Purification and characterization of propylamine transferase from Sulfolobus solfataricus, an extreme thermophilic archaebacterium

The enzyme propylamine transferase, catalyzing the transfer of the propylamine moiety from S-adenosyl(5′)-3-methylthiopropylamine to several amine acceptors, has been purified 643-fold in 20% yield from Sulfolobus solfataricus, an extreme thermophilic archaebacterium optimally growing at 87°C. The purified enzyme (specific activity 2.05 units/mg protein), is homogeneous by criteria of gel electrophoresis, gel filtration, isoelectric focusing and ultracentrifugation analysis. The molecular mass of the native enzyme was estimated to be about 110 kDa by gel permeation and ultracentrifugation analysis. The protein migrates on SDS/polyacrylamide gel electrophoresis as a single band of 35 kDa, suggesting that the enzyme is a trimer composed by identical subunits. An optimum pH of 7.5 and an acidic isoelectric point of 5.3 have been calculated. The optimum temperature was 90°C and no loss of activity is observable even after exposure of the purified enzyme to 100°C for 1 h. No reducing agents are required for enzymatic activity. Substrate specificity towards the amine acceptors is rather broad in that 1,3-diaminopropane (Km= 1675 μM), putrescine (Km= 3850 μM), sym-norspermidine (Km= 954 μM) and spermidine (Km= 1539 μM) are recognized as substrates. Conversely S-adenosyl(5′)-3-methylthiopropylamine is the only propylamine donor (Km= 7.9 μM) and the deamination of the sulfonium compound prevents the recognition by the enzyme.
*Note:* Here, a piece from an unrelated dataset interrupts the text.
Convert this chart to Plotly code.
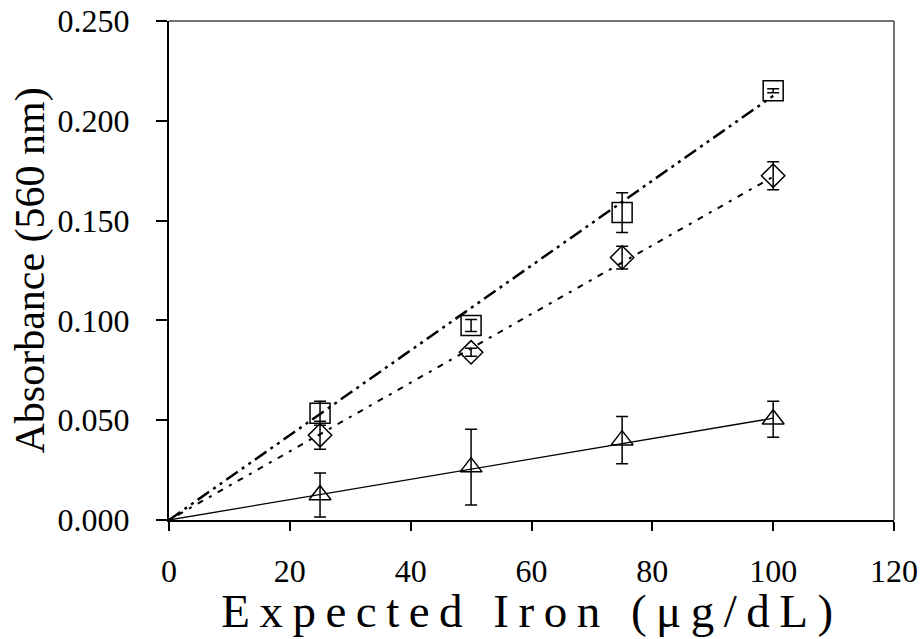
import plotly.graph_objects as go

# ---- data ----
iron = [25, 50, 75, 100]

sq_y = [0.0535, 0.0975, 0.154, 0.215]
sq_err = [0.006, 0.003, 0.010, 0.001]

dia_y = [0.0425, 0.084, 0.1315, 0.1725]
dia_err = [0.007, 0.002, 0.0057, 0.007]

tri_y = [0.0125, 0.0265, 0.040, 0.0505]
tri_err = [0.011, 0.019, 0.0118, 0.009]

fit_x = [0, 100]
sq_fit = [0, 0.2125]
dia_fit = [0, 0.172]
tri_fit = [0, 0.051]

x_ticks = [0, 20, 40, 60, 80, 100, 120]
y_ticks = [0.0, 0.05, 0.10, 0.15, 0.20, 0.25]

x_title = "Expected Iron (μg/dL)"
y_title = "Absorbance (560 nm)"

FONT = "Liberation Serif"

fig = go.Figure()

# trend lines
fig.add_trace(go.Scatter(x=fit_x, y=sq_fit, mode="lines",
                         line=dict(color="black", width=2.5, dash="14px,5px,3px,5px,3px,5px"),
                         showlegend=False, hoverinfo="skip"))
fig.add_trace(go.Scatter(x=fit_x, y=dia_fit, mode="lines",
                         line=dict(color="black", width=2, dash="3px,7px,6px,7px"),
                         showlegend=False, hoverinfo="skip"))
fig.add_trace(go.Scatter(x=fit_x, y=tri_fit, mode="lines",
                         line=dict(color="black", width=1.3),
                         showlegend=False, hoverinfo="skip"))

def pts(y, err, sym, size):
    return go.Scatter(
        x=iron, y=y, mode="markers",
        marker=dict(symbol=sym, size=size, color="black",
                    line=dict(color="black", width=1.5)),
        error_y=dict(type="data", array=err, visible=True, color="black",
                     thickness=1.5, width=6),
        showlegend=False)

fig.add_trace(pts(sq_y, sq_err, "square-open", 20))
fig.add_trace(pts(dia_y, dia_err, "diamond-open", 18))
fig.add_trace(pts(tri_y, tri_err, "triangle-up-open", 19))

fig.update_layout(
    width=923, height=639,
    margin=dict(l=169, r=29, t=21, b=119),
    paper_bgcolor="white", plot_bgcolor="white",
    font=dict(family=FONT, color="black"),
    shapes=[
        dict(type="line", xref="paper", yref="paper", x0=0, x1=1, y0=1, y1=1,
             line=dict(color="#444", width=1.5)),
        dict(type="line", xref="paper", yref="paper", x0=1, x1=1, y0=0, y1=1,
             line=dict(color="#444", width=1.5)),
    ],
    annotations=[
        dict(text=x_title, xref="paper", yref="paper", x=0.5, y=-0.1824,
             xanchor="center", yanchor="middle", showarrow=False,
             font=dict(family=FONT, size=47, color="black")),
        dict(text=y_title, xref="paper", yref="paper", x=-0.1917, y=0.5,
             xanchor="center", yanchor="middle", showarrow=False, textangle=-90,
             font=dict(family=FONT, size=42, color="black")),
    ],
)
fig.update_xaxes(
    range=[0, 120], tickvals=x_ticks, ticktext=[str(v) for v in x_ticks],
    showgrid=False, zeroline=False, showline=True, linecolor="black", linewidth=2,
    ticks="outside", ticklen=9, tickwidth=1.5, tickcolor="black",
    tickfont=dict(family=FONT, size=32), ticklabelstandoff=13, automargin=False,
    ticklabeloverflow="allow",
)
fig.update_yaxes(
    range=[0, 0.25], tickvals=y_ticks, ticktext=[f"{v:.3f}" for v in y_ticks],
    showgrid=False, zeroline=False, showline=True, linecolor="black", linewidth=2,
    ticks="outside", ticklen=11, tickwidth=1.5, tickcolor="black",
    tickfont=dict(family=FONT, size=32), ticklabelstandoff=20, automargin=False,
    ticklabeloverflow="allow",
)

post_js = """
(function(){
  document.body.style.margin = '0';
  function sp(){
    var gd = document.getElementById('{plot_id}');
    if (!gd) return;
    var t = gd.querySelector('.annotation[data-index="0"] .annotation-text');
    if (t) { t.style.letterSpacing = '9.5px'; }
  }
  sp();
  setTimeout(sp, 0);
})();
"""

fig.write_html("out.html", post_script=post_js, config={"displayModeBar": False})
The reaction is irreversible and initial-rate kinetic studies indicate that the propylamine transfer is operated through a sequential mechanism. 5′-Methylthioadenosine, a product of the reaction, acts as a powerful competitive inhibitor with a Ki of 3.7 μM. Enzyme-substrate binding sites have been investigated with the aid of several substrate analogs and products. Among the compounds assayed, 5′-methylthiotubercidin, S-adenosyl(5′)-3-thiopropylamine and S-adenosyl-3-thio-1,8-diaminooctane are the most active inhibitors.